JPMorgan Chase & Co (JPM.N) announced on Monday that it will purchase the majority of First Republic Bank's (FRC.N) assets for $10.6 billion after the troubled lender was seized by regulators over the weekend. This marks the third major U.S. bank failure in two months and the largest since Washington Mutual in 2008.

JPMorgan, the largest bank in the United States, secured the assets after an auction, which included a loss-share agreement with the U.S. Federal Deposit Insurance Corp (FDIC) on single-family, residential, and commercial loans. However, the deal does not include First Republic Bank's corporate debt or preferred stock.

The transaction allows for an organized failure of First Republic and prevents regulators from having to insure all of the bank's deposits, as they did when two other banks collapsed in March.

Last week, First Republic reported over $100 billion in outflows during the first quarter, adding stress to the banking sector. The industry has faced challenges, including the closure of Silicon Valley Bank and Signature Bank in March and the rescue of Switzerland's Credit Suisse (CSGN.S) by rival UBS (UBSG.S).

First Republic's shares plunged 43.3% in premarket trading on Monday before being halted, while JPMorgan's shares rose 2.7%.

Thomas J. Hayes, Chairman and Managing Member of Great Hill Capital, stated, "The Fed has moved too far, too fast and is breaking things." The U.S. Federal Reserve has continued to raise its benchmark interest rate since last year, despite calls for a pause after the banking turmoil in March.
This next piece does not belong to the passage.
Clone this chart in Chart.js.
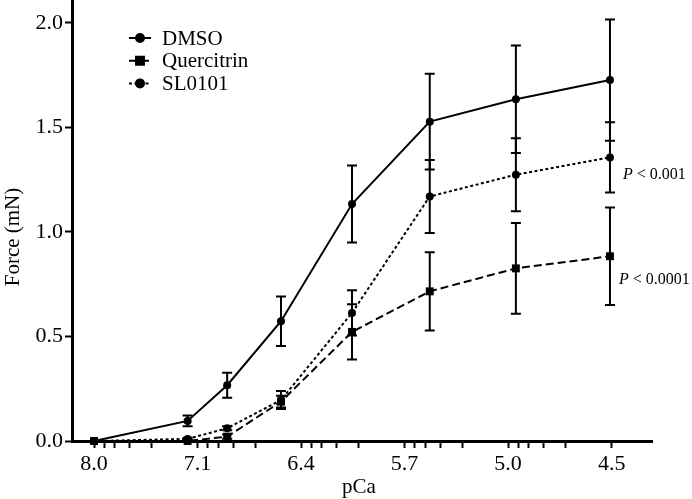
<!DOCTYPE html>
<html>
<head>
<meta charset="utf-8">
<title>Force vs pCa</title>
<script src="https://cdn.jsdelivr.net/npm/chart.js@4.4.1/dist/chart.umd.min.js"></script>
<style>
  html, body { margin: 0; padding: 0; background: #fff; }
  #wrap { width: 692px; height: 499px; }
</style>
</head>
<body>
<div id="wrap"><canvas id="myChart" width="692" height="499"></canvas></div>
<script>
'use strict';

//Global Variables
//x axis: major ticks are equally spaced, one unit apart
var tickLabels = ['8.0', '7.1', '6.4', '5.7', '5.0', '4.5'];
//minor tick offsets after each major tick (fraction of one unit)
var minorSteps = [0.097, 0.2, 0.345, 0.555];
//where the measured points sit on that axis
var xPos = [0, 0.904, 1.286, 1.806, 2.492, 3.243, 4.075, 4.984];

var seriesNames = ['DMSO', 'Quercitrin', 'SL0101'];
var dmso = [0, 0.096, 0.267, 0.573, 1.134, 1.528, 1.635, 1.727];
var dmsoErr = [0, 0.026, 0.06, 0.118, 0.184, 0.229, 0.257, 0.29];
var querc = [0, 0, 0.021, 0.188, 0.522, 0.716, 0.826, 0.884];
var quercErr = [0, 0, 0.01, 0.028, 0.132, 0.187, 0.217, 0.233];
var sl = [0, 0.01, 0.061, 0.196, 0.613, 1.17, 1.274, 1.357];
var slErr = [0, 0.005, 0.01, 0.043, 0.108, 0.175, 0.175, 0.168];

var yTicks = [0, 0.5, 1.0, 1.5, 2.0];
var pLabels = ['P < 0.001', 'P < 0.0001'];

var serif = 'Liberation Serif';

function toPoints(vals) {
  let pts = [];
  for (let i = 0; i < vals.length; i++) {
    pts.push({ x: xPos[i], y: vals[i] });
  }
  return pts;
}

//no extra room round the scales, the chart area is set by afterFit
function noPad(s) {
  s.paddingTop = 0;
  s.paddingBottom = 0;
  s.paddingLeft = 0;
  s.paddingRight = 0;
}

//error bars + legend + titles drawn by hand
var extras = {
  id: 'extras',
  beforeDatasetsDraw(chart) {
    let ctx = chart.ctx;
    let xs = chart.scales.x;
    let ys = chart.scales.y;
    let errs = [dmsoErr, quercErr, slErr];
    ctx.save();
    ctx.strokeStyle = '#000';
    ctx.lineWidth = 2;
    chart.data.datasets.forEach(function (ds, d) {
      ds.data.forEach(function (p, i) {
        let e = errs[d][i];
        if (!e) return;
        let px = xs.getPixelForValue(p.x);
        let top = ys.getPixelForValue(p.y + e);
        let bot = ys.getPixelForValue(p.y - e);
        ctx.beginPath();
        ctx.moveTo(px, top); ctx.lineTo(px, bot);
        ctx.moveTo(px - 5, top); ctx.lineTo(px + 5, top);
        ctx.moveTo(px - 5, bot); ctx.lineTo(px + 5, bot);
        ctx.stroke();
      });
    });
    ctx.restore();
  },
  afterDraw(chart) {
    let ctx = chart.ctx;
    let ys = chart.scales.y;
    ctx.save();
    ctx.fillStyle = '#000';
    ctx.strokeStyle = '#000';

    //legend
    chart.data.datasets.forEach(function (ds, d) {
      let y = 38 + d * 22.7;
      ctx.lineWidth = 2;
      ctx.setLineDash(ds.borderDash || []);
      ctx.beginPath();
      ctx.moveTo(129, y); ctx.lineTo(151, y);
      ctx.stroke();
      ctx.setLineDash([]);
      Chart.helpers.drawPoint(ctx, { pointStyle: ds.pointStyle, radius: ds.pointRadius, borderWidth: 1 }, 140, y);
      ctx.fill();
      ctx.font = '21px "' + serif + '"';
      ctx.textAlign = 'left';
      ctx.textBaseline = 'middle';
      ctx.fillText(ds.label, 162, y + 1);
    });

    //P values next to the last points
    let pY = [ys.getPixelForValue(sl[sl.length - 1]) + 17, ys.getPixelForValue(querc[querc.length - 1]) + 24];
    let pX = [623, 619];
    pLabels.forEach(function (t, i) {
      let parts = t.split(' ');
      ctx.textBaseline = 'middle';
      ctx.textAlign = 'left';
      ctx.font = 'italic 16px "' + serif + '"';
      ctx.fillText(parts[0], pX[i], pY[i]);
      let w = ctx.measureText(parts[0] + ' ').width;
      ctx.font = '16px "' + serif + '"';
      ctx.fillText(parts.slice(1).join(' '), pX[i] + w, pY[i]);
    });

    //axis titles
    ctx.font = '21px "' + serif + '"';
    ctx.textAlign = 'center';
    ctx.textBaseline = 'middle';
    ctx.fillText('pCa', 359, 487);
    ctx.translate(13, 237);
    ctx.rotate(-Math.PI / 2);
    ctx.fillText('Force (mN)', 0, 0);
    ctx.restore();
  }
};

var lineStyles = [[], [8, 4], [3, 2.5]];
var markers = ['circle', 'rect', 'circle'];
var markerSize = [4, 5.6, 4];
var allVals = [dmso, querc, sl];

var datasets = [];
for (let d = 0; d < seriesNames.length; d++) {
  datasets.push({
    label: seriesNames[d],
    data: toPoints(allVals[d]),
    borderColor: '#000',
    backgroundColor: '#000',
    borderWidth: 2,
    borderDash: lineStyles[d],
    pointStyle: markers[d],
    pointRadius: markerSize[d],
    pointBorderWidth: 0,
    pointBackgroundColor: '#000',
    tension: 0,
    clip: false
  });
}

var ctx = document.getElementById('myChart').getContext('2d');
//eslint-disable-next-line no-undef, no-unused-vars
var chart = new Chart(ctx, {
  type: 'line',
  data: { datasets: datasets },
  plugins: [extras],
  options: {
    responsive: false,
    animation: false,
    devicePixelRatio: 1,
    layout: { autoPadding: false, padding: { left: 0, right: 40, top: 0, bottom: 0 } },
    plugins: { legend: { display: false }, tooltip: { enabled: false } },
    scales: {
      x: {
        type: 'linear',
        min: -0.213,
        max: 5.39,
        afterFit: function (s) { s.height = 58; noPad(s); },
        afterBuildTicks: function (s) {
          let t = [];
          for (let i = 0; i < tickLabels.length; i++) {
            t.push({ value: i, major: true });
            if (i < tickLabels.length - 1) {
              minorSteps.forEach(function (m) { t.push({ value: i + m }); });
            }
          }
          s.ticks = t;
        },
        ticks: {
          autoSkip: false,
          maxRotation: 0,
          padding: 3,
          color: '#000',
          font: { family: serif, size: 22 },
          callback: function (v) {
            let i = Math.round(v);
            return Math.abs(v - i) < 1e-6 ? tickLabels[i] : '';
          }
        },
        grid: { drawOnChartArea: false, drawTicks: true, tickLength: 7, tickWidth: 2, tickColor: '#000' },
        border: { display: true, color: '#000', width: 3 }
      },
      y: {
        min: 0,
        max: 2.11,
        afterFit: function (s) { s.width = 72; noPad(s); },
        afterBuildTicks: function (s) {
          s.ticks = yTicks.map(function (v) { return { value: v }; });
        },
        ticks: {
          padding: 2,
          color: '#000',
          font: { family: serif, size: 22 },
          callback: function (v) { return v.toFixed(1); }
        },
        grid: { drawOnChartArea: false, drawTicks: true, tickLength: 7, tickWidth: 2, tickColor: '#000' },
        border: { display: true, color: '#000', width: 3 }
      }
    }
  }
});
</script>
</body>
</html>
JPMorgan outbid several competitors, including PNC Financial Services Group (PNC.N) and Citizens Financial Group Inc (CFG.N), in an auction held by U.S. regulators.

The California Department of Financial Protection and Innovation took possession of First Republic, with the FDIC acting as its receiver. The FDIC estimated that the cost to the Deposit Insurance Fund (DIF) would be around $13 billion, with the final cost determined when the FDIC ends the receivership.

JPMorgan has assumed all of the bank's deposits and will repay $25 billion of the $30 billion that large banks deposited with First Republic in March. The acquisition will be managed by JPMorgan's Consumer and Community Banking (CCB) Co-CEOs, Marianne Lake and Jennifer Piepszak.

JPMorgan Chairman and CEO Jamie Dimon said, "Our financial strength, capabilities and business model allowed us to develop a bid to execute the transaction in a way to minimize costs to the Deposit Insurance Fund."

Following the deal, JPMorgan expects a one-time, post-tax gain of approximately $2.6 billion, excluding an estimated $2 billion in post-tax restructuring costs over the next 18 months. The bank will maintain a common equity tier one (CET1) ratio in line with its 13.5% Q1 2024 target and preserve healthy liquidity buffers.

The 84 offices of the failed bank in eight states will reopen as branches of JPMorgan Chase Bank starting Monday. Since 2021, JPMorgan has acquired over 30 companies in deals totaling more than $5 billion.